▸ **EXERCISE**
Starting at the first line of the data, print each line verbatim up to and including the line bearing "yscale = alt.Scale(domain=[19.0, 34.0], nice=False, zero=False)", omitting pictures.
____ RECORDS SHOWN
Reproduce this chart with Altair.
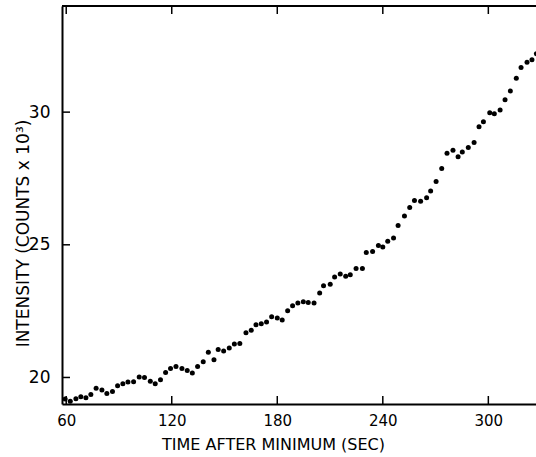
import altair as alt
import pandas as pd

# Time after minimum (s) and measured intensity (thousands of counts)
time_s = [
    59.4, 62.3, 65.5, 68.3, 71.2, 74.0, 77.0, 80.3, 83.1, 86.3,
    89.2, 92.2, 95.1, 98.3, 101.5, 104.5, 107.8, 110.6, 113.6, 116.5,
    119.3, 122.4, 125.8, 128.8, 131.7, 134.7, 137.9, 140.8, 144.0, 146.4,
    149.5, 152.7, 155.6, 158.7, 162.2, 165.2, 167.9, 170.9, 173.9, 176.8,
    180.0, 182.8, 185.9, 188.7, 191.7, 194.8, 197.6, 200.9, 204.1, 206.3,
    210.1, 212.6, 215.8, 218.9, 221.5, 224.8, 228.4, 230.6, 234.2, 237.5,
    240.0, 242.8, 246.1, 248.7, 252.3, 255.3, 258.0, 261.5, 264.9, 267.2,
    270.3, 273.5, 276.5, 279.9, 282.8, 285.2, 288.6, 291.9, 294.7, 297.2,
    300.8, 303.4, 306.7, 309.5, 312.5, 315.9, 318.6, 322.0, 324.8, 327.3,
]
intensity = [
    19.19, 19.10, 19.20, 19.27, 19.24, 19.36, 19.59, 19.53, 19.40, 19.47,
    19.69, 19.76, 19.83, 19.84, 20.02, 20.00, 19.86, 19.76, 19.91, 20.19,
    20.34, 20.41, 20.34, 20.26, 20.17, 20.41, 20.59, 20.95, 20.67, 21.05,
    21.00, 21.11, 21.26, 21.28, 21.69, 21.78, 21.99, 22.02, 22.09, 22.29,
    22.24, 22.17, 22.51, 22.70, 22.81, 22.85, 22.83, 22.81, 23.18, 23.46,
    23.51, 23.79, 23.90, 23.81, 23.87, 24.11, 24.11, 24.71, 24.75, 24.97,
    24.92, 25.13, 25.26, 25.73, 26.09, 26.41, 26.67, 26.64, 26.77, 27.03,
    27.39, 27.88, 28.45, 28.56, 28.32, 28.50, 28.67, 28.86, 29.45, 29.64,
    29.98, 29.94, 30.08, 30.47, 30.80, 31.28, 31.68, 31.88, 31.97, 32.20,
]
x_ticks = [60, 120, 180, 240, 300]
y_ticks = [20, 25, 30]

W, H = 474, 398
FONT = "DejaVu Sans"

xscale = alt.Scale(domain=[57.6, 327.1], nice=False, zero=False)
yscale = alt.Scale(domain=[19.0, 34.0], nice=False, zero=False)

x_axis = alt.Axis(
    values=x_ticks, ticks=False, grid=False, labelPadding=9,
    labelFontSize=15, labelFont=FONT, labelColor="black",
    domainColor="black", domainWidth=2,
    title="TIME AFTER MINIMUM (SEC)", titleFont=FONT, titleFontSize=16,
    titleFontWeight="normal", titleColor="black",
    titleX=211, titleY=45, titleAlign="center", titleBaseline="alphabetic",
)
y_axis = alt.Axis(
    values=y_ticks, ticks=False, grid=False, labelPadding=12,
    labelFontSize=17, labelFont=FONT, labelColor="black",
    domainColor="black", domainWidth=2,
    title="INTENSITY (COUNTS x 10³)", titleFont=FONT, titleFontSize=17,
    titleFontWeight="normal", titleColor="black",
    titleX=-34, titleY=227, titleAngle=270, titleAlign="center",
    titleBaseline="alphabetic",
)

df = pd.DataFrame({"t": time_s, "i": intensity})
xt = pd.DataFrame({"t": x_ticks})
yt = pd.DataFrame({"i": y_ticks})

points = alt.Chart(df).mark_circle(size=25, color="black", opacity=1).encode(
    x=alt.X("t:Q", scale=xscale, axis=x_axis),
    y=alt.Y("i:Q", scale=yscale, axis=y_axis),
)

# Inward-pointing tick marks on bottom, top and left edges
bottom_ticks = alt.Chart(xt).mark_rule(color="black", strokeWidth=1.5).encode(
    x=alt.X("t:Q", scale=xscale, axis=x_axis),
    y=alt.value(H), y2=alt.value(H - 8),
)
top_ticks = alt.Chart(xt).mark_rule(color="black", strokeWidth=1.5).encode(
    x=alt.X("t:Q", scale=xscale, axis=x_axis),
    y=alt.value(0), y2=alt.value(8),
)
left_ticks = alt.Chart(yt).mark_rule(color="black", strokeWidth=1.5).encode(
    y=alt.Y("i:Q", scale=yscale, axis=y_axis),
    x=alt.value(0), x2=alt.value(8),
)
top_border = alt.Chart(xt).mark_rule(color="black", strokeWidth=2).encode(
    x=alt.value(0), x2=alt.value(W), y=alt.value(0),
)

chart = alt.layer(points, bottom_ticks, top_ticks, left_ticks, top_border).properties(
    width=W, height=H,
    autosize=alt.AutoSizeParams(type="none"),
    padding={"left": 62, "top": 6, "right": 0, "bottom": 53},
    background="white",
).configure_view(stroke=None)

chart.save("out.html", embed_options={"renderer": "svg", "actions": False})
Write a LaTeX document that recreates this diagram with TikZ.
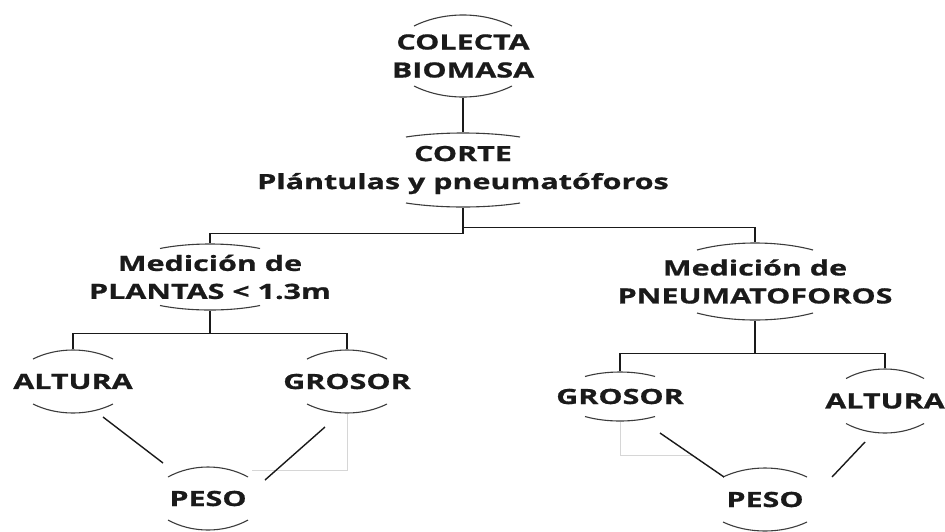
\documentclass[tikz,border=0pt]{standalone}
\usepackage{fontspec}
\newfontfamily\labelfont{Open Sans}[FakeStretch=1.45, BoldFeatures={FakeBold=0.8}]
\usetikzlibrary{calc}
\definecolor{inkc}{HTML}{1A1A1A}
\definecolor{arcc}{HTML}{3C3C3C}
\definecolor{ghostc}{HTML}{D6D6D6}
\tikzset{
  lbl/.style={font=\labelfont\bfseries\fontsize{21}{28}\selectfont, text=inkc, align=center},
  arcline/.style={draw=arcc, line width=1.1pt},
  conn/.style={draw=inkc, line width=1.4pt},
  ghost/.style={draw=ghostc, line width=1pt},
  capnode/.style n args={3}{lbl, inner sep=0pt,
    minimum width=2*#1pt+2pt, minimum height=2*#2pt+2pt,
    path picture={
      \draw[arcline] ([shift={(-#1pt,#2pt-#3pt)}]path picture bounding box.center)
        .. controls +(0.6*#1pt,4/3*#3pt) and +(-0.6*#1pt,4/3*#3pt) ..
        ([shift={(#1pt,#2pt-#3pt)}]path picture bounding box.center);
      \draw[arcline] ([shift={(-#1pt,-#2pt+#3pt)}]path picture bounding box.center)
        .. controls +(0.6*#1pt,-4/3*#3pt) and +(-0.6*#1pt,-4/3*#3pt) ..
        ([shift={(#1pt,-#2pt+#3pt)}]path picture bounding box.center);
    }},
}
\begin{document}
\begin{tikzpicture}[x=1pt,y=1pt]
\useasboundingbox[fill=white] (0,0) rectangle (945,-531);

\node[capnode={49}{41}{11}]    (colecta) at (463,-56)    {COLECTA\\BIOMASA};
\node[capnode={57}{37}{4}]     (corte)   at (463,-170)   {CORTE\\Plántulas y pneumatóforos};
\node[capnode={50}{33}{4.5}]   (med1)    at (210,-277)   {Medición de\\PLANTAS < 1.3m};
\node[capnode={58}{38.5}{7}]   (med2)    at (755,-281.5) {Medición de\\PNEUMATOFOROS};
\node[capnode={40}{31.5}{9}]   (alt1)    at (73,-381.5)  {ALTURA};
\node[capnode={40}{31.5}{9}]   (gro1)    at (347,-381.5) {GROSOR};
\node[capnode={40}{31.5}{10}]  (peso1)   at (208,-498.5) {PESO};
\node[capnode={35}{24.5}{4.5}] (gro2)    at (620,-396.5) {GROSOR};
\node[capnode={39}{32}{9.5}]   (alt2)    at (885,-401)   {ALTURA};
\node[capnode={42}{31.5}{9}]   (peso2)   at (765,-499.5) {PESO};

% ghost connectors
\draw[ghost] (gro1.south) |- ([shift={(44,28.5)}]peso1.center);
\draw[ghost] (gro2.south) |- ([shift={(-72,44.5)}]peso2.center);

% tree connectors
\draw[conn] (colecta.south) -- (corte.north);
\draw[conn] (corte.south) -- ++(0,-25) -| (med1.north);
\draw[conn] (corte.south) -- ++(0,-19) -| (med2.north);
\draw[conn] (med1.south) -- ++(0,-22) coordinate (m1) -| (alt1.north);
\draw[conn] (m1) -| (gro1.north);
\draw[conn] (med2.south) -- ++(0,-32) coordinate (m2) -| (gro2.north);
\draw[conn] (m2) -| (alt2.north);

% diagonal connectors
\draw[conn] ([shift={(30,-35.5)}]alt1.center) -- ([shift={(-45,35.5)}]peso1.center);
\draw[conn] ([shift={(-22,-45.5)}]gro1.center) -- ([shift={(57,18.5)}]peso1.center);
\draw[conn] ([shift={(40,-36.5)}]gro2.center) -- ([shift={(-41,22.5)}]peso2.center);
\draw[conn] ([shift={(-20,-41)}]alt2.center) -- ([shift={(67,22.5)}]peso2.center);
\end{tikzpicture}
\end{document}
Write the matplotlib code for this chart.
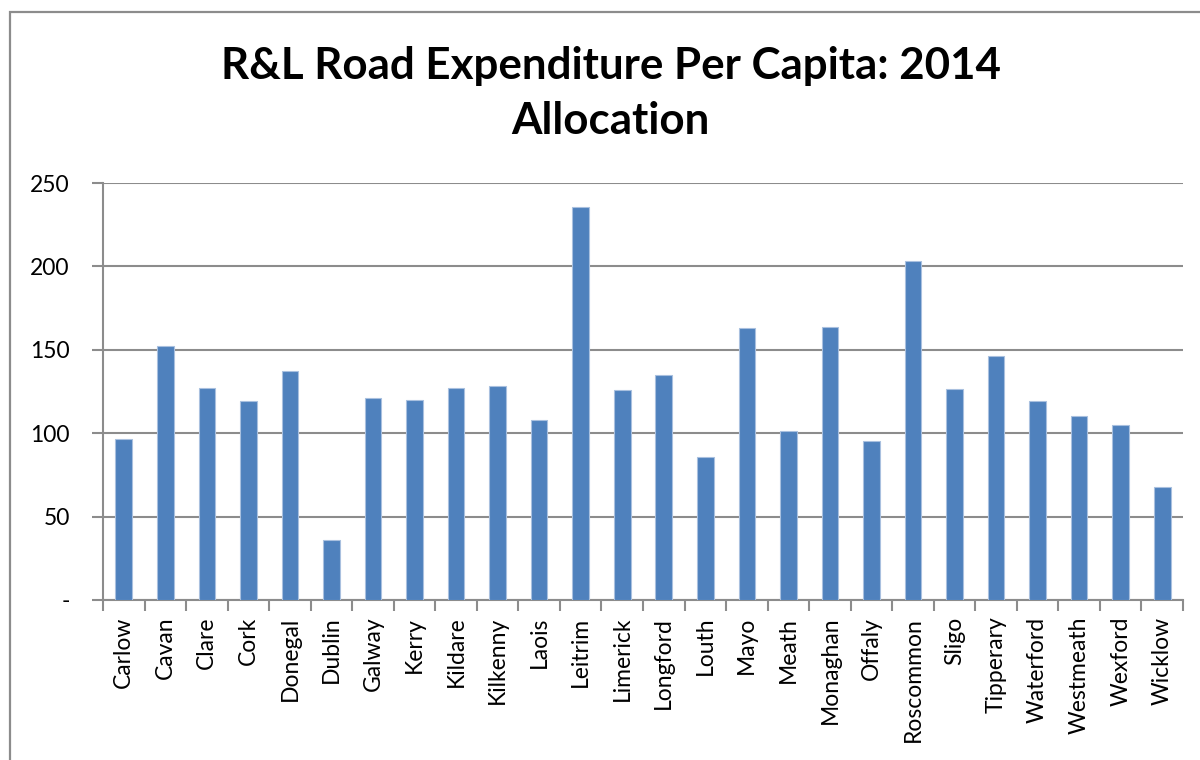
________
▸ **THE OUTPUT**
Reproduce this chart with Altair.
import altair as alt
import pandas as pd

# Time after minimum (s) and measured intensity (thousands of counts)
time_s = [
    59.4, 62.3, 65.5, 68.3, 71.2, 74.0, 77.0, 80.3, 83.1, 86.3,
    89.2, 92.2, 95.1, 98.3, 101.5, 104.5, 107.8, 110.6, 113.6, 116.5,
    119.3, 122.4, 125.8, 128.8, 131.7, 134.7, 137.9, 140.8, 144.0, 146.4,
    149.5, 152.7, 155.6, 158.7, 162.2, 165.2, 167.9, 170.9, 173.9, 176.8,
    180.0, 182.8, 185.9, 188.7, 191.7, 194.8, 197.6, 200.9, 204.1, 206.3,
    210.1, 212.6, 215.8, 218.9, 221.5, 224.8, 228.4, 230.6, 234.2, 237.5,
    240.0, 242.8, 246.1, 248.7, 252.3, 255.3, 258.0, 261.5, 264.9, 267.2,
    270.3, 273.5, 276.5, 279.9, 282.8, 285.2, 288.6, 291.9, 294.7, 297.2,
    300.8, 303.4, 306.7, 309.5, 312.5, 315.9, 318.6, 322.0, 324.8, 327.3,
]
intensity = [
    19.19, 19.10, 19.20, 19.27, 19.24, 19.36, 19.59, 19.53, 19.40, 19.47,
    19.69, 19.76, 19.83, 19.84, 20.02, 20.00, 19.86, 19.76, 19.91, 20.19,
    20.34, 20.41, 20.34, 20.26, 20.17, 20.41, 20.59, 20.95, 20.67, 21.05,
    21.00, 21.11, 21.26, 21.28, 21.69, 21.78, 21.99, 22.02, 22.09, 22.29,
    22.24, 22.17, 22.51, 22.70, 22.81, 22.85, 22.83, 22.81, 23.18, 23.46,
    23.51, 23.79, 23.90, 23.81, 23.87, 24.11, 24.11, 24.71, 24.75, 24.97,
    24.92, 25.13, 25.26, 25.73, 26.09, 26.41, 26.67, 26.64, 26.77, 27.03,
    27.39, 27.88, 28.45, 28.56, 28.32, 28.50, 28.67, 28.86, 29.45, 29.64,
    29.98, 29.94, 30.08, 30.47, 30.80, 31.28, 31.68, 31.88, 31.97, 32.20,
]
x_ticks = [60, 120, 180, 240, 300]
y_ticks = [20, 25, 30]

W, H = 474, 398
FONT = "DejaVu Sans"

xscale = alt.Scale(domain=[57.6, 327.1], nice=False, zero=False)
yscale = alt.Scale(domain=[19.0, 34.0], nice=False, zero=False)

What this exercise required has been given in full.